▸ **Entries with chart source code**
▬▬▬▬▬▬

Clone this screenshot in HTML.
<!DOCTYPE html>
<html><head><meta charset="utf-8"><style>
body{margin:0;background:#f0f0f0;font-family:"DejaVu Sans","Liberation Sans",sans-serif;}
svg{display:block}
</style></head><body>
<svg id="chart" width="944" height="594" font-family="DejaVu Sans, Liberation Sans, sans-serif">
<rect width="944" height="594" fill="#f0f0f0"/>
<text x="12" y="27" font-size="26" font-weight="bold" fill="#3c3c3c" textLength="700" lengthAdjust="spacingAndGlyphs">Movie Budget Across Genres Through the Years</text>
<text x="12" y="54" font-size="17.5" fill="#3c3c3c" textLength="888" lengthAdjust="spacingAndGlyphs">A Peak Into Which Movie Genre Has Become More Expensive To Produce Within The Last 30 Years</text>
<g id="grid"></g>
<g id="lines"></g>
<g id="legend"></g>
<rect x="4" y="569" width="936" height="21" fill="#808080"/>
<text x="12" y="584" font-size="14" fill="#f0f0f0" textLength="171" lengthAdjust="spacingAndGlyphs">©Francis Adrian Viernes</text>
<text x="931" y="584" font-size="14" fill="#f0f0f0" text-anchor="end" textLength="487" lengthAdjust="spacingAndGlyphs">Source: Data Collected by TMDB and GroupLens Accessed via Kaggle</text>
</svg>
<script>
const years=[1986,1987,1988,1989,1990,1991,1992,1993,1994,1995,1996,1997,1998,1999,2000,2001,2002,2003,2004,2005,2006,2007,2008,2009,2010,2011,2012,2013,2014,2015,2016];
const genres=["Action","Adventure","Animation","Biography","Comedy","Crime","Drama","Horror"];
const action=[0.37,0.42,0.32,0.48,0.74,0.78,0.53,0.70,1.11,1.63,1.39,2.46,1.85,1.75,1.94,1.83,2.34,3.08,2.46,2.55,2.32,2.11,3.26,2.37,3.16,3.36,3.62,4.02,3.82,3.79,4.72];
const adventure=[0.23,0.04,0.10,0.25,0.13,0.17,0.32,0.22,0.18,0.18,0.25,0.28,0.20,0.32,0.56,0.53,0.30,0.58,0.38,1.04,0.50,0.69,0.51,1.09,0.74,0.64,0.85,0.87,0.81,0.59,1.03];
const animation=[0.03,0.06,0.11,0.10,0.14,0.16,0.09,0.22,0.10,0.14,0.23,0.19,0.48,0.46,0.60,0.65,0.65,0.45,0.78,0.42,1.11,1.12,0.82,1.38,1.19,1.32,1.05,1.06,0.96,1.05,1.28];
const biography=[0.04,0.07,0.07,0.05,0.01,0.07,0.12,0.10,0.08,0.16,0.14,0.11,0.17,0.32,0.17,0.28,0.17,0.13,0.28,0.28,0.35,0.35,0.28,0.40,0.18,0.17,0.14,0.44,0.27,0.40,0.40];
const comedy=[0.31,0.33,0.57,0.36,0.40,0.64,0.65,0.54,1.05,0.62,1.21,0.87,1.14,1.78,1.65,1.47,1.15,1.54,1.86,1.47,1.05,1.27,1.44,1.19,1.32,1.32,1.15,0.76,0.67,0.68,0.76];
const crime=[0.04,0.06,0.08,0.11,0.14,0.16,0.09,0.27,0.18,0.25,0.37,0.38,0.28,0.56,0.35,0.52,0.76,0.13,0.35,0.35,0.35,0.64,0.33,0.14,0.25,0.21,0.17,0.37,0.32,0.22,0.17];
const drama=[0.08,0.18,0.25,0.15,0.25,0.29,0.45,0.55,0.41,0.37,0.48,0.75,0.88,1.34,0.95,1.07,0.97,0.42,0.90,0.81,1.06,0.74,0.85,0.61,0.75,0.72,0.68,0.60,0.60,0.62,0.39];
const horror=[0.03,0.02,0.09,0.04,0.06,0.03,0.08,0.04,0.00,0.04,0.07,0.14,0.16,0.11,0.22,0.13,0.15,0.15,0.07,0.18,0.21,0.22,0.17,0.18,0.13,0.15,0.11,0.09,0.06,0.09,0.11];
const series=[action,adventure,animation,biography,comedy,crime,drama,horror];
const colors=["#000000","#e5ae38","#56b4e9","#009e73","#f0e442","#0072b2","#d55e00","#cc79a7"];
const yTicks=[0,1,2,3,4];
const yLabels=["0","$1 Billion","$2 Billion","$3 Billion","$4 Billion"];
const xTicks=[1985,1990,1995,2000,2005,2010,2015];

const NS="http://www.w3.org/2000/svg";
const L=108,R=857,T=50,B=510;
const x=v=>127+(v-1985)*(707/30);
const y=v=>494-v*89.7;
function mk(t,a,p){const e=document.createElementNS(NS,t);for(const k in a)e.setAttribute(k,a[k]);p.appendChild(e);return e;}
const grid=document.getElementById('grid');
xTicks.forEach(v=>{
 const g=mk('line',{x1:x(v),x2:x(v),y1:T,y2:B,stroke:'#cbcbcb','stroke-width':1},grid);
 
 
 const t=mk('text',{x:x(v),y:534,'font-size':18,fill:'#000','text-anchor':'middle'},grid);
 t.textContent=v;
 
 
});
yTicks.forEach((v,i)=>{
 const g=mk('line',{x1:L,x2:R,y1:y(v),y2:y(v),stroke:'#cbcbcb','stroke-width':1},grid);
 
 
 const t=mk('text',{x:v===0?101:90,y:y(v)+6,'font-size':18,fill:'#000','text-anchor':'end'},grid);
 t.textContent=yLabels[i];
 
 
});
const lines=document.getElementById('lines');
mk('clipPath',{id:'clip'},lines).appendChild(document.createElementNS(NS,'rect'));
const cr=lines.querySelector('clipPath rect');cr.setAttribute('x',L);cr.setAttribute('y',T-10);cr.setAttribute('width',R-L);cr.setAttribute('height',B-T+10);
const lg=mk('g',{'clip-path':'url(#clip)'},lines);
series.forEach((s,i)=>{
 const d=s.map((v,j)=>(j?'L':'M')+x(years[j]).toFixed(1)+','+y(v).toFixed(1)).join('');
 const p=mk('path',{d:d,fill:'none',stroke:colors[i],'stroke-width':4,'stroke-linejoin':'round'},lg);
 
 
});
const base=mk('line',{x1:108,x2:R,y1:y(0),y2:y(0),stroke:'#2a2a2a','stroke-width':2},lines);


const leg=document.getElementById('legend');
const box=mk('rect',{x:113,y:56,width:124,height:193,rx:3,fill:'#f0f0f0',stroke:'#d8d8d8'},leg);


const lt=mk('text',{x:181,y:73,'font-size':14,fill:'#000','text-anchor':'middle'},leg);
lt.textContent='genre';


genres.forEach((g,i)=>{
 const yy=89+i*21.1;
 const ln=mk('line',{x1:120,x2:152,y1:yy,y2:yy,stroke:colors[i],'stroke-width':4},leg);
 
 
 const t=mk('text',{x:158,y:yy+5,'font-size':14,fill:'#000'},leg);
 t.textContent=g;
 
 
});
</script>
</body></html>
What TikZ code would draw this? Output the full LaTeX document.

▬▬▬▬▬▬

▸ **What to do**
Retype the listing above in full, with no alterations.

▸ **Answer to this exercise**
Clone this screenshot in HTML.
<!DOCTYPE html>
<html><head><meta charset="utf-8"><style>
body{margin:0;background:#f0f0f0;font-family:"DejaVu Sans","Liberation Sans",sans-serif;}
svg{display:block}
</style></head><body>
<svg id="chart" width="944" height="594" font-family="DejaVu Sans, Liberation Sans, sans-serif">
<rect width="944" height="594" fill="#f0f0f0"/>
<text x="12" y="27" font-size="26" font-weight="bold" fill="#3c3c3c" textLength="700" lengthAdjust="spacingAndGlyphs">Movie Budget Across Genres Through the Years</text>
<text x="12" y="54" font-size="17.5" fill="#3c3c3c" textLength="888" lengthAdjust="spacingAndGlyphs">A Peak Into Which Movie Genre Has Become More Expensive To Produce Within The Last 30 Years</text>
<g id="grid"></g>
<g id="lines"></g>
<g id="legend"></g>
<rect x="4" y="569" width="936" height="21" fill="#808080"/>
<text x="12" y="584" font-size="14" fill="#f0f0f0" textLength="171" lengthAdjust="spacingAndGlyphs">©Francis Adrian Viernes</text>
<text x="931" y="584" font-size="14" fill="#f0f0f0" text-anchor="end" textLength="487" lengthAdjust="spacingAndGlyphs">Source: Data Collected by TMDB and GroupLens Accessed via Kaggle</text>
</svg>
<script>
const years=[1986,1987,1988,1989,1990,1991,1992,1993,1994,1995,1996,1997,1998,1999,2000,2001,2002,2003,2004,2005,2006,2007,2008,2009,2010,2011,2012,2013,2014,2015,2016];
const genres=["Action","Adventure","Animation","Biography","Comedy","Crime","Drama","Horror"];
const action=[0.37,0.42,0.32,0.48,0.74,0.78,0.53,0.70,1.11,1.63,1.39,2.46,1.85,1.75,1.94,1.83,2.34,3.08,2.46,2.55,2.32,2.11,3.26,2.37,3.16,3.36,3.62,4.02,3.82,3.79,4.72];
const adventure=[0.23,0.04,0.10,0.25,0.13,0.17,0.32,0.22,0.18,0.18,0.25,0.28,0.20,0.32,0.56,0.53,0.30,0.58,0.38,1.04,0.50,0.69,0.51,1.09,0.74,0.64,0.85,0.87,0.81,0.59,1.03];
const animation=[0.03,0.06,0.11,0.10,0.14,0.16,0.09,0.22,0.10,0.14,0.23,0.19,0.48,0.46,0.60,0.65,0.65,0.45,0.78,0.42,1.11,1.12,0.82,1.38,1.19,1.32,1.05,1.06,0.96,1.05,1.28];
const biography=[0.04,0.07,0.07,0.05,0.01,0.07,0.12,0.10,0.08,0.16,0.14,0.11,0.17,0.32,0.17,0.28,0.17,0.13,0.28,0.28,0.35,0.35,0.28,0.40,0.18,0.17,0.14,0.44,0.27,0.40,0.40];
const comedy=[0.31,0.33,0.57,0.36,0.40,0.64,0.65,0.54,1.05,0.62,1.21,0.87,1.14,1.78,1.65,1.47,1.15,1.54,1.86,1.47,1.05,1.27,1.44,1.19,1.32,1.32,1.15,0.76,0.67,0.68,0.76];
const crime=[0.04,0.06,0.08,0.11,0.14,0.16,0.09,0.27,0.18,0.25,0.37,0.38,0.28,0.56,0.35,0.52,0.76,0.13,0.35,0.35,0.35,0.64,0.33,0.14,0.25,0.21,0.17,0.37,0.32,0.22,0.17];
const drama=[0.08,0.18,0.25,0.15,0.25,0.29,0.45,0.55,0.41,0.37,0.48,0.75,0.88,1.34,0.95,1.07,0.97,0.42,0.90,0.81,1.06,0.74,0.85,0.61,0.75,0.72,0.68,0.60,0.60,0.62,0.39];
const horror=[0.03,0.02,0.09,0.04,0.06,0.03,0.08,0.04,0.00,0.04,0.07,0.14,0.16,0.11,0.22,0.13,0.15,0.15,0.07,0.18,0.21,0.22,0.17,0.18,0.13,0.15,0.11,0.09,0.06,0.09,0.11];
const series=[action,adventure,animation,biography,comedy,crime,drama,horror];
const colors=["#000000","#e5ae38","#56b4e9","#009e73","#f0e442","#0072b2","#d55e00","#cc79a7"];
const yTicks=[0,1,2,3,4];
const yLabels=["0","$1 Billion","$2 Billion","$3 Billion","$4 Billion"];
const xTicks=[1985,1990,1995,2000,2005,2010,2015];

const NS="http://www.w3.org/2000/svg";
const L=108,R=857,T=50,B=510;
const x=v=>127+(v-1985)*(707/30);
const y=v=>494-v*89.7;
function mk(t,a,p){const e=document.createElementNS(NS,t);for(const k in a)e.setAttribute(k,a[k]);p.appendChild(e);return e;}
const grid=document.getElementById('grid');
xTicks.forEach(v=>{
 const g=mk('line',{x1:x(v),x2:x(v),y1:T,y2:B,stroke:'#cbcbcb','stroke-width':1},grid);
 
 
 const t=mk('text',{x:x(v),y:534,'font-size':18,fill:'#000','text-anchor':'middle'},grid);
 t.textContent=v;
 
 
});
yTicks.forEach((v,i)=>{
 const g=mk('line',{x1:L,x2:R,y1:y(v),y2:y(v),stroke:'#cbcbcb','stroke-width':1},grid);
 
 
 const t=mk('text',{x:v===0?101:90,y:y(v)+6,'font-size':18,fill:'#000','text-anchor':'end'},grid);
 t.textContent=yLabels[i];
 
 
});
const lines=document.getElementById('lines');
mk('clipPath',{id:'clip'},lines).appendChild(document.createElementNS(NS,'rect'));
const cr=lines.querySelector('clipPath rect');cr.setAttribute('x',L);cr.setAttribute('y',T-10);cr.setAttribute('width',R-L);cr.setAttribute('height',B-T+10);
const lg=mk('g',{'clip-path':'url(#clip)'},lines);
series.forEach((s,i)=>{
 const d=s.map((v,j)=>(j?'L':'M')+x(years[j]).toFixed(1)+','+y(v).toFixed(1)).join('');
 const p=mk('path',{d:d,fill:'none',stroke:colors[i],'stroke-width':4,'stroke-linejoin':'round'},lg);
 
 
});
const base=mk('line',{x1:108,x2:R,y1:y(0),y2:y(0),stroke:'#2a2a2a','stroke-width':2},lines);


const leg=document.getElementById('legend');
const box=mk('rect',{x:113,y:56,width:124,height:193,rx:3,fill:'#f0f0f0',stroke:'#d8d8d8'},leg);


const lt=mk('text',{x:181,y:73,'font-size':14,fill:'#000','text-anchor':'middle'},leg);
lt.textContent='genre';


genres.forEach((g,i)=>{
 const yy=89+i*21.1;
 const ln=mk('line',{x1:120,x2:152,y1:yy,y2:yy,stroke:colors[i],'stroke-width':4},leg);
 
 
 const t=mk('text',{x:158,y:yy+5,'font-size':14,fill:'#000'},leg);
 t.textContent=g;
 
 
});
</script>
</body></html>
What TikZ code would draw this? Output the full LaTeX document.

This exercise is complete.